## Begin Raw data

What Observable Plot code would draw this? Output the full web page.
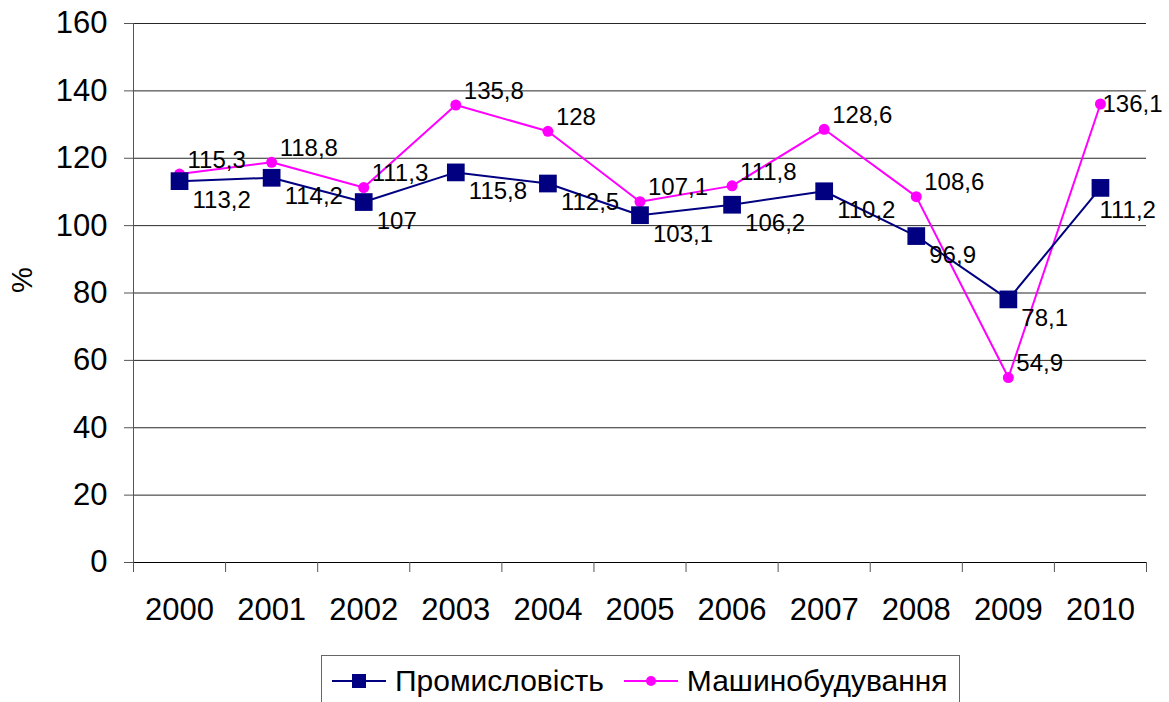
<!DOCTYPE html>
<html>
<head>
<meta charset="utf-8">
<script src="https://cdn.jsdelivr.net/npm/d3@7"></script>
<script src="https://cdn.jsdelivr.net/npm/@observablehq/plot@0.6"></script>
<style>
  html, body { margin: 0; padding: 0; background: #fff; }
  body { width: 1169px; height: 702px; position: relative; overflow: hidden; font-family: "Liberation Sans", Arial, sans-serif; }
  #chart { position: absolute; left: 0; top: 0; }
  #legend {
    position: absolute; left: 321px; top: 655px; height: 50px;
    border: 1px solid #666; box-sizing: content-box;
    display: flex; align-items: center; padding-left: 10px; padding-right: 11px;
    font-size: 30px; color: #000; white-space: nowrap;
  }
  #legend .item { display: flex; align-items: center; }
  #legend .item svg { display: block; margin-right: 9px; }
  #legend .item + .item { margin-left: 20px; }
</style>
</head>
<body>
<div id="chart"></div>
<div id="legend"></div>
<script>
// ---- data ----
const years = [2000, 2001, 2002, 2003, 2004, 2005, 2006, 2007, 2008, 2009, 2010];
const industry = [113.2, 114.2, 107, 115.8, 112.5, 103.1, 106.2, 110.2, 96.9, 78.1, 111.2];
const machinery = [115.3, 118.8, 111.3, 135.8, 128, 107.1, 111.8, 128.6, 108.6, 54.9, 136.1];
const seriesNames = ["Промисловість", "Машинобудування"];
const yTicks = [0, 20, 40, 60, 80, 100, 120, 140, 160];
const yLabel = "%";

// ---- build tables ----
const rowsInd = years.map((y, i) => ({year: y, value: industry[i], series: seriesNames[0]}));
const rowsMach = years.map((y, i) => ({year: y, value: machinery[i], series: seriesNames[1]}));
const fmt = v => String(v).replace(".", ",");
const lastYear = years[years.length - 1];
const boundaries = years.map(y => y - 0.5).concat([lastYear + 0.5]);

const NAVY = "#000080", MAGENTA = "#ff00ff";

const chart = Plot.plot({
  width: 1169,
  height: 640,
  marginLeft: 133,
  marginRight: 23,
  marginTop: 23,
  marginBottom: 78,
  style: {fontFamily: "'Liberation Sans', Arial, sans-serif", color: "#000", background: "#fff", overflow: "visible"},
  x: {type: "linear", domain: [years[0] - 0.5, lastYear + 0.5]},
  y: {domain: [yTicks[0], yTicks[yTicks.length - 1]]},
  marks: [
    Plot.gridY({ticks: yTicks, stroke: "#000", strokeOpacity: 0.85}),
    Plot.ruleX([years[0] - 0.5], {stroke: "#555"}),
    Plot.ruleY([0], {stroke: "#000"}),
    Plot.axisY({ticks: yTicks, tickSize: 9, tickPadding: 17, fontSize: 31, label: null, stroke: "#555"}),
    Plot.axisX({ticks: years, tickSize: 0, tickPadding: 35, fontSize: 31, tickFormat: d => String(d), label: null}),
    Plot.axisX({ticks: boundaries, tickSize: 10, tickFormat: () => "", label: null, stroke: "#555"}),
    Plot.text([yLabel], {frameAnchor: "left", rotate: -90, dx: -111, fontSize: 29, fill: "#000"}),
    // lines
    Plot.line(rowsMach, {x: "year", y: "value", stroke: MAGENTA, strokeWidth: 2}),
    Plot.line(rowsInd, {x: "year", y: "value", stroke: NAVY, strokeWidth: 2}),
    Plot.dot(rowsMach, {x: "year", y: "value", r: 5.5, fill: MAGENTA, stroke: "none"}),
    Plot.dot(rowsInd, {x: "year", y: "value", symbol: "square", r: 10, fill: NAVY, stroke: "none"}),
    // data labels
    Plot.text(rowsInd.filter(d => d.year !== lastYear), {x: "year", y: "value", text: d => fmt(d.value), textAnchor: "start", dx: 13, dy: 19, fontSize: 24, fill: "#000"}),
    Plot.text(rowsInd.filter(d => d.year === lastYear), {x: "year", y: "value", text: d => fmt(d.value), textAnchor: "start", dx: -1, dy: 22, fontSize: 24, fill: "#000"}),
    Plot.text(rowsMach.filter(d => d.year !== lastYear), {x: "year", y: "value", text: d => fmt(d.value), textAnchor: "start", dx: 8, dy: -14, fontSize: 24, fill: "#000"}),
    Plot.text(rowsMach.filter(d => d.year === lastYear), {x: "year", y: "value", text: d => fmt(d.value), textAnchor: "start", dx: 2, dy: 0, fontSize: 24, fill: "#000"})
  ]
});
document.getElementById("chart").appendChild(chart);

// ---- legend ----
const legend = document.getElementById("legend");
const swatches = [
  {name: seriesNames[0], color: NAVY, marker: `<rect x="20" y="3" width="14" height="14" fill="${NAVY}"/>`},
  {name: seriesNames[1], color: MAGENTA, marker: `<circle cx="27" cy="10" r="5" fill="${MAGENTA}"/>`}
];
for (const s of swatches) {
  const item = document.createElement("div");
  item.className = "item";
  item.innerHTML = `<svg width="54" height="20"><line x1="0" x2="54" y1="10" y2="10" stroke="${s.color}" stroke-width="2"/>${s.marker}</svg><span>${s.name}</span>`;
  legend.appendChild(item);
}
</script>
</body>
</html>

## End Raw data

• What needs to be done:
Skip the pictures, then retype every line above exactly.

• Result of this task:
What Observable Plot code would draw this? Output the full web page.
<!DOCTYPE html>
<html>
<head>
<meta charset="utf-8">
<script src="https://cdn.jsdelivr.net/npm/d3@7"></script>
<script src="https://cdn.jsdelivr.net/npm/@observablehq/plot@0.6"></script>
<style>
  html, body { margin: 0; padding: 0; background: #fff; }
  body { width: 1169px; height: 702px; position: relative; overflow: hidden; font-family: "Liberation Sans", Arial, sans-serif; }
  #chart { position: absolute; left: 0; top: 0; }
  #legend {
    position: absolute; left: 321px; top: 655px; height: 50px;
    border: 1px solid #666; box-sizing: content-box;
    display: flex; align-items: center; padding-left: 10px; padding-right: 11px;
    font-size: 30px; color: #000; white-space: nowrap;
  }
  #legend .item { display: flex; align-items: center; }
  #legend .item svg { display: block; margin-right: 9px; }
  #legend .item + .item { margin-left: 20px; }
</style>
</head>
<body>
<div id="chart"></div>
<div id="legend"></div>
<script>
// ---- data ----
const years = [2000, 2001, 2002, 2003, 2004, 2005, 2006, 2007, 2008, 2009, 2010];
const industry = [113.2, 114.2, 107, 115.8, 112.5, 103.1, 106.2, 110.2, 96.9, 78.1, 111.2];
const machinery = [115.3, 118.8, 111.3, 135.8, 128, 107.1, 111.8, 128.6, 108.6, 54.9, 136.1];
const seriesNames = ["Промисловість", "Машинобудування"];
const yTicks = [0, 20, 40, 60, 80, 100, 120, 140, 160];
const yLabel = "%";

// ---- build tables ----
const rowsInd = years.map((y, i) => ({year: y, value: industry[i], series: seriesNames[0]}));
const rowsMach = years.map((y, i) => ({year: y, value: machinery[i], series: seriesNames[1]}));
const fmt = v => String(v).replace(".", ",");
const lastYear = years[years.length - 1];
const boundaries = years.map(y => y - 0.5).concat([lastYear + 0.5]);

const NAVY = "#000080", MAGENTA = "#ff00ff";

const chart = Plot.plot({
  width: 1169,
  height: 640,
  marginLeft: 133,
  marginRight: 23,
  marginTop: 23,
  marginBottom: 78,
  style: {fontFamily: "'Liberation Sans', Arial, sans-serif", color: "#000", background: "#fff", overflow: "visible"},
  x: {type: "linear", domain: [years[0] - 0.5, lastYear + 0.5]},
  y: {domain: [yTicks[0], yTicks[yTicks.length - 1]]},
  marks: [
    Plot.gridY({ticks: yTicks, stroke: "#000", strokeOpacity: 0.85}),
    Plot.ruleX([years[0] - 0.5], {stroke: "#555"}),
    Plot.ruleY([0], {stroke: "#000"}),
    Plot.axisY({ticks: yTicks, tickSize: 9, tickPadding: 17, fontSize: 31, label: null, stroke: "#555"}),
    Plot.axisX({ticks: years, tickSize: 0, tickPadding: 35, fontSize: 31, tickFormat: d => String(d), label: null}),
    Plot.axisX({ticks: boundaries, tickSize: 10, tickFormat: () => "", label: null, stroke: "#555"}),
    Plot.text([yLabel], {frameAnchor: "left", rotate: -90, dx: -111, fontSize: 29, fill: "#000"}),
    // lines
    Plot.line(rowsMach, {x: "year", y: "value", stroke: MAGENTA, strokeWidth: 2}),
    Plot.line(rowsInd, {x: "year", y: "value", stroke: NAVY, strokeWidth: 2}),
    Plot.dot(rowsMach, {x: "year", y: "value", r: 5.5, fill: MAGENTA, stroke: "none"}),
    Plot.dot(rowsInd, {x: "year", y: "value", symbol: "square", r: 10, fill: NAVY, stroke: "none"}),
    // data labels
    Plot.text(rowsInd.filter(d => d.year !== lastYear), {x: "year", y: "value", text: d => fmt(d.value), textAnchor: "start", dx: 13, dy: 19, fontSize: 24, fill: "#000"}),
    Plot.text(rowsInd.filter(d => d.year === lastYear), {x: "year", y: "value", text: d => fmt(d.value), textAnchor: "start", dx: -1, dy: 22, fontSize: 24, fill: "#000"}),
    Plot.text(rowsMach.filter(d => d.year !== lastYear), {x: "year", y: "value", text: d => fmt(d.value), textAnchor: "start", dx: 8, dy: -14, fontSize: 24, fill: "#000"}),
    Plot.text(rowsMach.filter(d => d.year === lastYear), {x: "year", y: "value", text: d => fmt(d.value), textAnchor: "start", dx: 2, dy: 0, fontSize: 24, fill: "#000"})
  ]
});
document.getElementById("chart").appendChild(chart);

// ---- legend ----
const legend = document.getElementById("legend");
const swatches = [
  {name: seriesNames[0], color: NAVY, marker: `<rect x="20" y="3" width="14" height="14" fill="${NAVY}"/>`},
  {name: seriesNames[1], color: MAGENTA, marker: `<circle cx="27" cy="10" r="5" fill="${MAGENTA}"/>`}
];
for (const s of swatches) {
  const item = document.createElement("div");
  item.className = "item";
  item.innerHTML = `<svg width="54" height="20"><line x1="0" x2="54" y1="10" y2="10" stroke="${s.color}" stroke-width="2"/>${s.marker}</svg><span>${s.name}</span>`;
  legend.appendChild(item);
}
</script>
</body>
</html>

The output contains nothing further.